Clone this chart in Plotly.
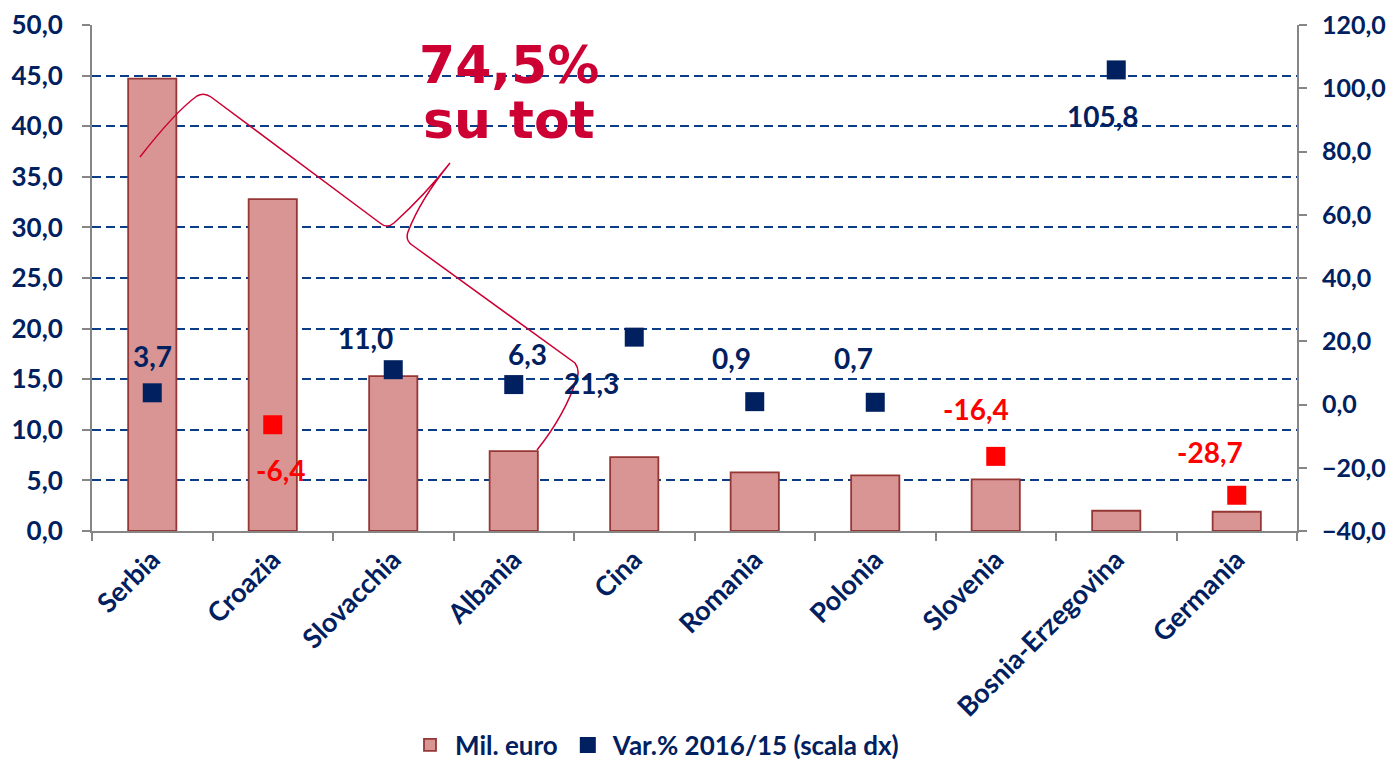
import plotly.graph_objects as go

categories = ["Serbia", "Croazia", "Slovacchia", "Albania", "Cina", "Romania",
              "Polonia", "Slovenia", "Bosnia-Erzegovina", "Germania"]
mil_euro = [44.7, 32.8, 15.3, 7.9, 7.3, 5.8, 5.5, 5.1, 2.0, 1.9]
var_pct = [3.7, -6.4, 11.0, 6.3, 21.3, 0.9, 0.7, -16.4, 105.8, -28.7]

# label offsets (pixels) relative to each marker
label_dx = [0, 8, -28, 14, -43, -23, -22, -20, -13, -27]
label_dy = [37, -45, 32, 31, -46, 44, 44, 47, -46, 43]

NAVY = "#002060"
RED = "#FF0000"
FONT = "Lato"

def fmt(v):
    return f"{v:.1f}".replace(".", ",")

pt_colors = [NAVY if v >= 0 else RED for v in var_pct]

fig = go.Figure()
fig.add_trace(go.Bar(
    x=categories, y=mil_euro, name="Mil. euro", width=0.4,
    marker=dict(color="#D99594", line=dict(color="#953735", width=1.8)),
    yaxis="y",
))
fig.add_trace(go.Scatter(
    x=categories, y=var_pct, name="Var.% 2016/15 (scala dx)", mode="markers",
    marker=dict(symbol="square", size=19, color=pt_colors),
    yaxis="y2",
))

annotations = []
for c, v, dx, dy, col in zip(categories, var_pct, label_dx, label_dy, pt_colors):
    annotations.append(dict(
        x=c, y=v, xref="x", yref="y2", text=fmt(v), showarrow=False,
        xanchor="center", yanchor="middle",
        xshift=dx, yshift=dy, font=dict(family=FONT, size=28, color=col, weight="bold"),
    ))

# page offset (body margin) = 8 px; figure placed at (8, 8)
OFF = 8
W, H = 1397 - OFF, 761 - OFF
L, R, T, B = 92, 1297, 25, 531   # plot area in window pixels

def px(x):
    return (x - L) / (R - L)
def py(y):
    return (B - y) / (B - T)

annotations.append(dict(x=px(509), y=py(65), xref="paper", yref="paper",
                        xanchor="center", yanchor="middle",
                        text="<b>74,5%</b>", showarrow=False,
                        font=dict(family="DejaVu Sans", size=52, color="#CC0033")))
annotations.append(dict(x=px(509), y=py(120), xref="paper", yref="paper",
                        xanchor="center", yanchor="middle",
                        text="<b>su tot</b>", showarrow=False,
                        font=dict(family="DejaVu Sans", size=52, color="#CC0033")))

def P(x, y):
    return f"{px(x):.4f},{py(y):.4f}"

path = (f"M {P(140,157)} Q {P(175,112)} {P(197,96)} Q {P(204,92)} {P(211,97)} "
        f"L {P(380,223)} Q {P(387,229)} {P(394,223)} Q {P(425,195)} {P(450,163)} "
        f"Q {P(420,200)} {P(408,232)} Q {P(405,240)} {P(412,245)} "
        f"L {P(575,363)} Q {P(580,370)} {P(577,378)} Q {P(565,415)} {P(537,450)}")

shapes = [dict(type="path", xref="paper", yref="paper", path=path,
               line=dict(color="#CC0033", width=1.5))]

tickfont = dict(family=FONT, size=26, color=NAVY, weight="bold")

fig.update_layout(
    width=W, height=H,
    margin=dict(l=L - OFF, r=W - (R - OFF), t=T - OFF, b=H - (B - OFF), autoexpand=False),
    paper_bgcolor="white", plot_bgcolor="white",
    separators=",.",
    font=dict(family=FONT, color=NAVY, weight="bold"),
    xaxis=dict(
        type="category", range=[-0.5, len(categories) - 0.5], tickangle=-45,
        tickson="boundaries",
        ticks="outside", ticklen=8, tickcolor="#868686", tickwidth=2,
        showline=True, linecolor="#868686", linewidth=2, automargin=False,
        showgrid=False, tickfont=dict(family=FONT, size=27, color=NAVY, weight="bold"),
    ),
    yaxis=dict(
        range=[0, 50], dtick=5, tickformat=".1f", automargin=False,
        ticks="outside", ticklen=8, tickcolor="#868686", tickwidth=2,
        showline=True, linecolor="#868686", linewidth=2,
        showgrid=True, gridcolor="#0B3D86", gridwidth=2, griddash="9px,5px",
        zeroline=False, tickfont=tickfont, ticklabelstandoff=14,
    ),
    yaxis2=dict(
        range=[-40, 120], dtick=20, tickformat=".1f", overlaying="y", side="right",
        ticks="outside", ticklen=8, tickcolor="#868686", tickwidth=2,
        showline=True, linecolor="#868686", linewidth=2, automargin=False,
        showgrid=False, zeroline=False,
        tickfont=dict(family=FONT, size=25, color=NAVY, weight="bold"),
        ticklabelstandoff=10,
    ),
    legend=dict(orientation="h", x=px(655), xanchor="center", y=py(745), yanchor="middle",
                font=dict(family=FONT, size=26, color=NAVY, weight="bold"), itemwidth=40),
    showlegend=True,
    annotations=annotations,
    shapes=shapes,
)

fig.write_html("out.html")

▶ [WHAT YOU WILL DO] Pictures stay out. Print the data exactly, from its first line through the line containing "pt_colors = [NAVY".

▶ [OUTPUT FOR THIS TASK]
Clone this chart in Plotly.
import plotly.graph_objects as go

categories = ["Serbia", "Croazia", "Slovacchia", "Albania", "Cina", "Romania",
              "Polonia", "Slovenia", "Bosnia-Erzegovina", "Germania"]
mil_euro = [44.7, 32.8, 15.3, 7.9, 7.3, 5.8, 5.5, 5.1, 2.0, 1.9]
var_pct = [3.7, -6.4, 11.0, 6.3, 21.3, 0.9, 0.7, -16.4, 105.8, -28.7]

# label offsets (pixels) relative to each marker
label_dx = [0, 8, -28, 14, -43, -23, -22, -20, -13, -27]
label_dy = [37, -45, 32, 31, -46, 44, 44, 47, -46, 43]

NAVY = "#002060"
RED = "#FF0000"
FONT = "Lato"

def fmt(v):
    return f"{v:.1f}".replace(".", ",")

pt_colors = [NAVY if v >= 0 else RED for v in var_pct]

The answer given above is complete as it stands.